**** DATA FOR THIS EXERCISE ****

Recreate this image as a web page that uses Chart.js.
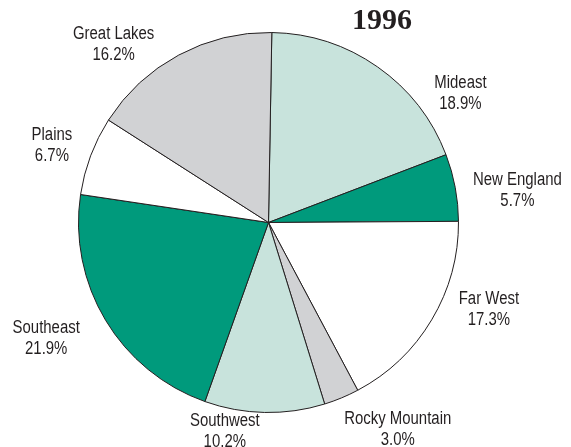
<!DOCTYPE html>
<html>
<head>
<meta charset="utf-8">
<script src="https://cdn.jsdelivr.net/npm/chart.js@4.4.0/dist/chart.umd.min.js"></script>
<style>
  html, body { margin: 0; padding: 0; background: #fff; }
  #wrap { position: relative; width: 571px; height: 447px; }
</style>
</head>
<body>
<div id="wrap"><canvas id="pieChart" width="571" height="447"></canvas></div>
<script>
const regions = ["Mideast", "New England", "Far West", "Rocky Mountain", "Southwest", "Southeast", "Plains", "Great Lakes"];
const shares = [18.9, 5.7, 17.3, 3.0, 10.2, 21.9, 6.7, 16.2];
const yearTitle = "1996";

/* slice fills, same order as regions */
const fills = ["#c8e3dc", "#009a7c", "#ffffff", "#d1d2d4", "#c8e3dc", "#009a7c", "#ffffff", "#d1d2d4"];

/* label anchor, in radius units from pie centre */
const labelSpots = [
    [1.01, -0.68], [1.31, -0.17], [1.16, 0.455], [0.68, 1.085],
    [-0.23, 1.095], [-1.17, 0.61], [-1.14, -0.41], [-0.815, -0.94]
];

/* ================= LABEL PLUGIN ================= */
const pieLabels = {
    id: "pieLabels",
    afterDraw(chart) {
        const ctx = chart.ctx;
        const arc = chart.getDatasetMeta(0).data[0];
        const cx = arc.x, cy = arc.y, r = arc.outerRadius;
        ctx.save();
        ctx.fillStyle = "#231f20";
        ctx.font = "18px 'Liberation Sans', Arial, sans-serif";
        ctx.textAlign = "center";
        ctx.textBaseline = "middle";
        regions.forEach((name, i) => {
            const x = cx + labelSpots[i][0] * r;
            const y = cy + labelSpots[i][1] * r;
            ctx.save();
            ctx.translate(x, y);
            ctx.scale(0.83, 1);  // condensed look
            ctx.fillText(name, 0, -10);
            ctx.fillText(shares[i].toFixed(1) + "%", 0, 11);
            ctx.restore();
        });
        ctx.font = "bold 30px 'Liberation Serif', 'Times New Roman', serif";
        ctx.fillText(yearTitle, 382, 21);
        ctx.restore();
    }
};

/* ================= PIE CHART ================= */
const ctx = document.getElementById("pieChart").getContext("2d");
new Chart(ctx, {
    type: "pie",
    data: {
        labels: regions,
        datasets: [{
            data: shares,
            backgroundColor: fills,
            borderColor: "#231f20",
            borderWidth: 1
        }]
    },
    options: {
        responsive: false,
        animation: false,
        rotation: 1,
        layout: {
            padding: { top: 32, bottom: 34, left: 78, right: 112 }
        },
        plugins: {
            legend: { display: false },
            tooltip: { enabled: false }
        }
    },
    plugins: [pieLabels]
});
</script>
</body>
</html>
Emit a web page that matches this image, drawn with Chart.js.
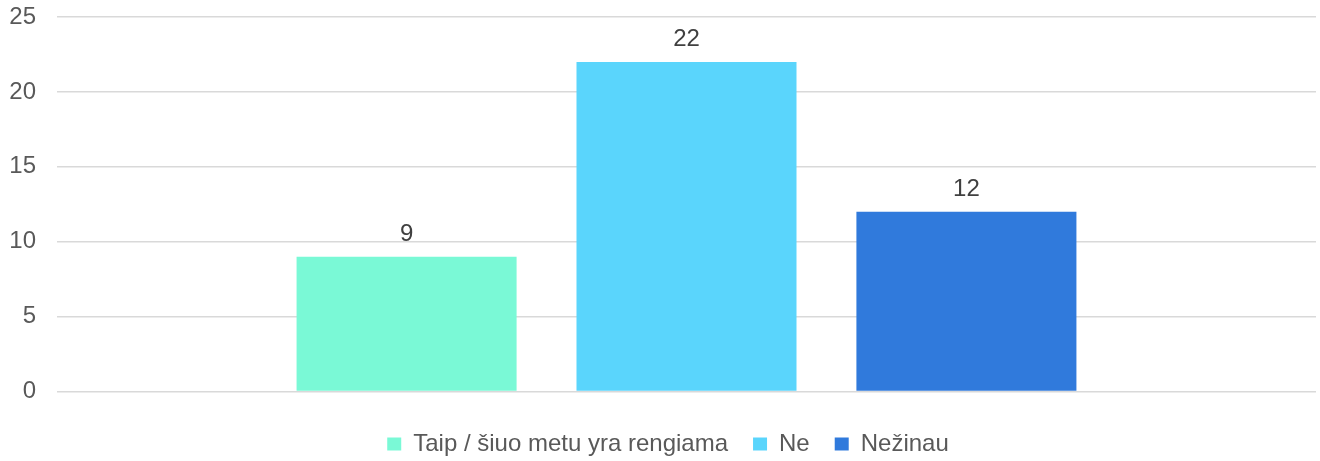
<!DOCTYPE html>
<html>
<head>
<meta charset="utf-8">
<script src="https://cdn.jsdelivr.net/npm/chart.js@4"></script>
<style>
  html, body { margin: 0; padding: 0; background: #ffffff; }
  #wrap { width: 1320px; height: 461px; }
</style>
</head>
<body>
<div id="wrap"><canvas id="chart" width="1320" height="461"></canvas></div>
<script>
// Answer categories and their counts
const categories = ['Taip / šiuo metu yra rengiama', 'Ne', 'Nežinau'];
const counts = [9, 22, 12];
const barColors = ['#7AF9D6', '#5AD5FC', '#307ADC'];

// Value axis
const yMin = 0;
const yMax = 25;
const yStep = 5;

const textGrey = '#595959';
const labelGrey = '#404040';
const fontFamily = "'Liberation Sans', Arial, sans-serif";

Chart.defaults.font.family = fontFamily;
Chart.defaults.color = textGrey;

// Writes each bar's value just above it
const valueLabels = {
  id: 'valueLabels',
  afterDatasetsDraw(chart) {
    const ctx = chart.ctx;
    ctx.save();
    ctx.font = '24px ' + fontFamily;
    ctx.fillStyle = labelGrey;
    ctx.textAlign = 'center';
    ctx.textBaseline = 'alphabetic';
    chart.data.datasets.forEach((ds, i) => {
      const meta = chart.getDatasetMeta(i);
      meta.data.forEach((bar, j) => {
        ctx.fillText(String(ds.data[j]), bar.x, bar.y - 16);
      });
    });
    ctx.restore();
  }
};

// Nudges the legend row a little to the right of the canvas centre
const legendOffset = {
  id: 'legendOffset',
  afterLayout(chart) {
    if (chart.legend) {
      chart.legend.left += 10;
      chart.legend.right += 10;
    }
  }
};

const datasets = categories.map((name, i) => ({
  label: name,
  data: [counts[i]],
  backgroundColor: barColors[i],
  borderWidth: 0,
  categoryPercentage: 0.667,
  barPercentage: 0.786
}));

new Chart(document.getElementById('chart'), {
  type: 'bar',
  data: { labels: [''], datasets },
  options: {
    responsive: false,
    animation: false,
    events: [],
    layout: { padding: { left: 0, right: 4, top: 17, bottom: -5 } },
    scales: {
      x: {
        grid: { display: false },
        border: { display: false },
        ticks: { display: false },
        afterFit(scale) { scale.height = 15.5; }
      },
      y: {
        min: yMin,
        max: yMax,
        ticks: {
          stepSize: yStep,
          padding: 0,
          color: textGrey,
          font: { size: 24 }
        },
        grid: {
          color: '#d9d9d9',
          lineWidth: 1.5,
          drawTicks: true,
          tickLength: 21,
          tickColor: 'rgba(0,0,0,0)'
        },
        border: { display: false },
        afterFit(scale) { scale.width = 57; }
      }
    },
    plugins: {
      tooltip: { enabled: false },
      legend: {
        position: 'bottom',
        labels: {
          boxWidth: 14,
          boxHeight: 13,
          padding: 25,
          color: textGrey,
          font: { size: 24 }
        }
      }
    }
  },
  plugins: [valueLabels, legendOffset]
});
</script>
</body>
</html>
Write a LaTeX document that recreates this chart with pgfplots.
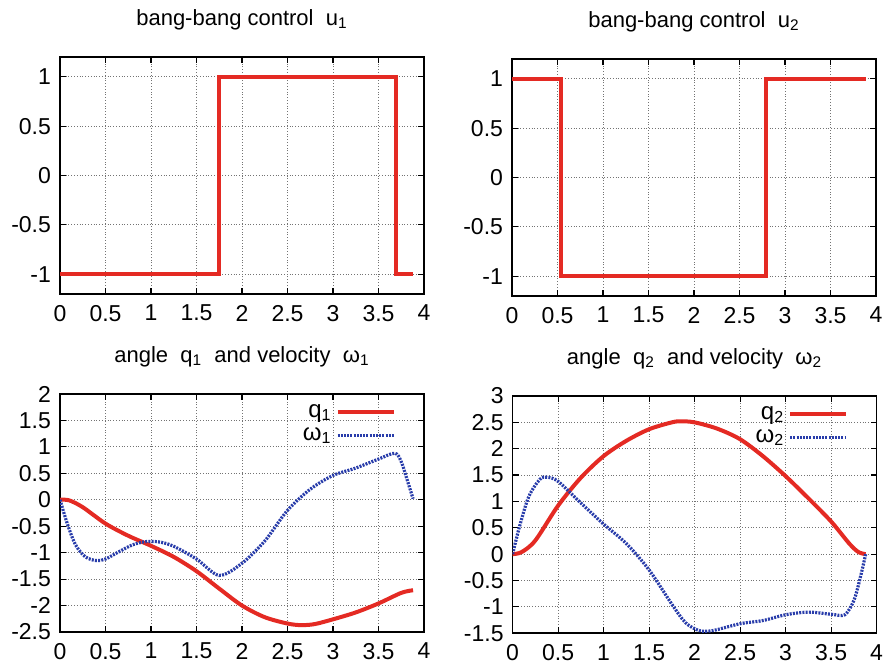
\documentclass[border=0pt]{standalone}
\usepackage{pgfplots}
\pgfplotsset{compat=1.18}
\usepackage{fontspec}
\setmainfont{Liberation Sans}

\definecolor{gpred}{RGB}{228,42,35}
\definecolor{gpblue}{RGB}{40,60,170}

\pgfplotsset{
  gp/.style={
    width=182pt, height=118.5pt, scale only axis,
    xmin=0, xmax=4, xtick={0,0.5,...,4},
    grid=major,
    grid style={densely dotted, black!55, line width=0.4pt},
    axis line style={line width=0.75pt},
    major tick length=3pt,
    tick style={black, line width=0.6pt},
    tick align=inside,
    tick label style={font=\fontsize{11.5pt}{13pt}\selectfont},
    /pgf/number format/assume math mode=true,
    /pgf/number format/fixed,
    xticklabel style={yshift=-2pt},
    yticklabel style={xshift=-1pt},
    title style={at={(0.5,1)}, anchor=center, yshift=12.5pt, font=\fontsize{11pt}{13pt}\selectfont},
    legend style={at={(1,1)}, anchor=north east, xshift=-11pt, yshift=-1pt,
      draw=none, fill=none, font=\fontsize{12pt}{14pt}\selectfont,
      legend cell align=right, row sep=-0.5pt},
    legend plot pos=right,
    legend image code/.code={\draw[#1] (0pt,0pt) -- (28pt,0pt);},
  },
  qline/.style={gpred, line width=2pt},
  wline/.style={gpblue, line width=1.6pt, dash pattern=on 1pt off 0.6pt},
}

\begin{document}
\begin{tikzpicture}
\path[use as bounding box] (0pt,0pt) rectangle (443.5pt,332.5pt);

% top left: u1
\begin{axis}[gp, at={(30pt,185.5pt)}, anchor=south west,
  ymin=-1.2, ymax=1.2, ytick={-1,-0.5,0,0.5,1},
  title={bang-bang control\ \ u\textsubscript{1}}]
\addplot[qline, sharp plot] coordinates {
  (0,-1) (1.745,-1) (1.745,1) (3.69,1) (3.69,-1) (3.88,-1)
};
\end{axis}

% top right: u2
\begin{axis}[gp, at={(256pt,184.5pt)}, anchor=south west,
  ymin=-1.2, ymax=1.2, ytick={-1,-0.5,0,0.5,1},
  title={bang-bang control\ \ u\textsubscript{2}}]
\addplot[qline] coordinates {
  (0,1) (0.535,1) (0.535,-1) (2.79,-1) (2.79,1) (3.887,1)
};
\end{axis}

% bottom left: q1, omega1
\begin{axis}[gp, at={(30pt,16.5pt)}, anchor=south west, height=119pt,
  ymin=-2.5, ymax=2, ytick={-2.5,-2,...,2},
  title={angle\ \ q\textsubscript{1}\ \ and velocity\ \ ω\textsubscript{1}}]
\addplot[qline, smooth] coordinates {
  (0,0) (0.1,-0.01) (0.25,-0.14) (0.5,-0.45) (0.75,-0.68) (1,-0.87)
  (1.25,-1.08) (1.5,-1.35) (1.75,-1.68) (2,-2.0) (2.25,-2.22)
  (2.5,-2.34) (2.65,-2.37) (2.8,-2.35) (3,-2.26) (3.25,-2.13)
  (3.5,-1.96) (3.75,-1.76) (3.88,-1.71)
};
\addlegendentry{q\textsubscript{1}}
\addplot[wline, smooth] coordinates {
  (0,0) (0.08,-0.45) (0.17,-0.85) (0.28,-1.08) (0.4,-1.15) (0.5,-1.12)
  (0.65,-0.98) (0.8,-0.85) (0.95,-0.79) (1.1,-0.8) (1.25,-0.88)
  (1.5,-1.12) (1.75,-1.43) (2,-1.2) (2.25,-0.78) (2.5,-0.2)
  (2.75,0.2) (3,0.46) (3.25,0.6) (3.5,0.77) (3.68,0.88) (3.75,0.72)
  (3.82,0.35) (3.88,0.02)
};
\addlegendentry{ω\textsubscript{1}}
\end{axis}

% bottom right: q2, omega2
\begin{axis}[gp, at={(256.3pt,15.9pt)}, anchor=south west, height=118.6pt,
  ymin=-1.5, ymax=3, ytick={-1.5,-1,...,3},
  title={angle\ \ q\textsubscript{2}\ \ and velocity\ \ ω\textsubscript{2}}]
\addplot[qline, smooth] coordinates {
  (0,0) (0.1,0.04) (0.25,0.26) (0.5,0.92) (0.75,1.45) (1,1.86)
  (1.25,2.15) (1.5,2.37) (1.75,2.5) (1.85,2.52) (2,2.5) (2.25,2.38)
  (2.5,2.18) (2.75,1.86) (3,1.48) (3.25,1.06) (3.5,0.62) (3.7,0.2)
  (3.8,0.04) (3.88,0)
};
\addlegendentry{q\textsubscript{2}}
\addplot[wline, smooth] coordinates {
  (0,0) (0.08,0.55) (0.18,1.1) (0.3,1.42) (0.38,1.46) (0.5,1.38)
  (0.75,0.97) (1,0.57) (1.25,0.2) (1.5,-0.3) (1.75,-0.95) (1.9,-1.3)
  (2.05,-1.45) (2.2,-1.45) (2.5,-1.32) (2.75,-1.26) (3,-1.15)
  (3.25,-1.1) (3.5,-1.14) (3.65,-1.15) (3.75,-0.88) (3.82,-0.45) (3.88,0)
};
\addlegendentry{ω\textsubscript{2}}
\end{axis}
\end{tikzpicture}
\end{document}
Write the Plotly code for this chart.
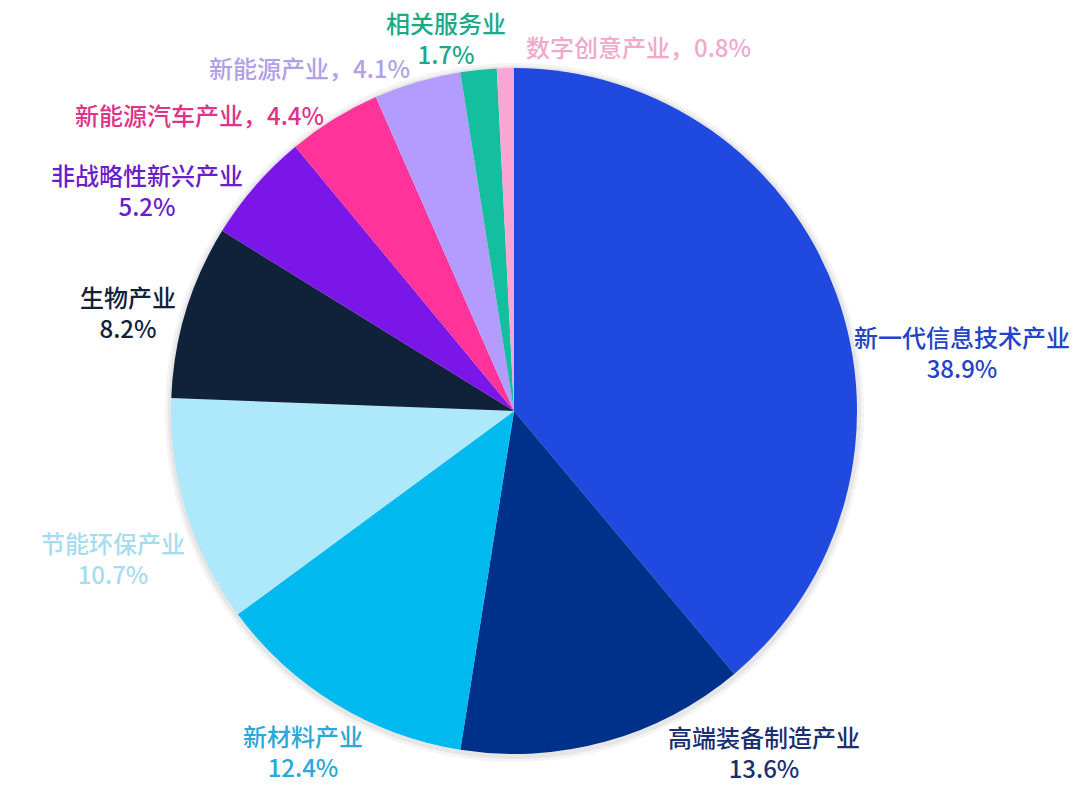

****

### TASK TO CARRY OUT
Determine how many lines of the entries above carry the string "image", and give that number alone.

### TASK OUTPUT
3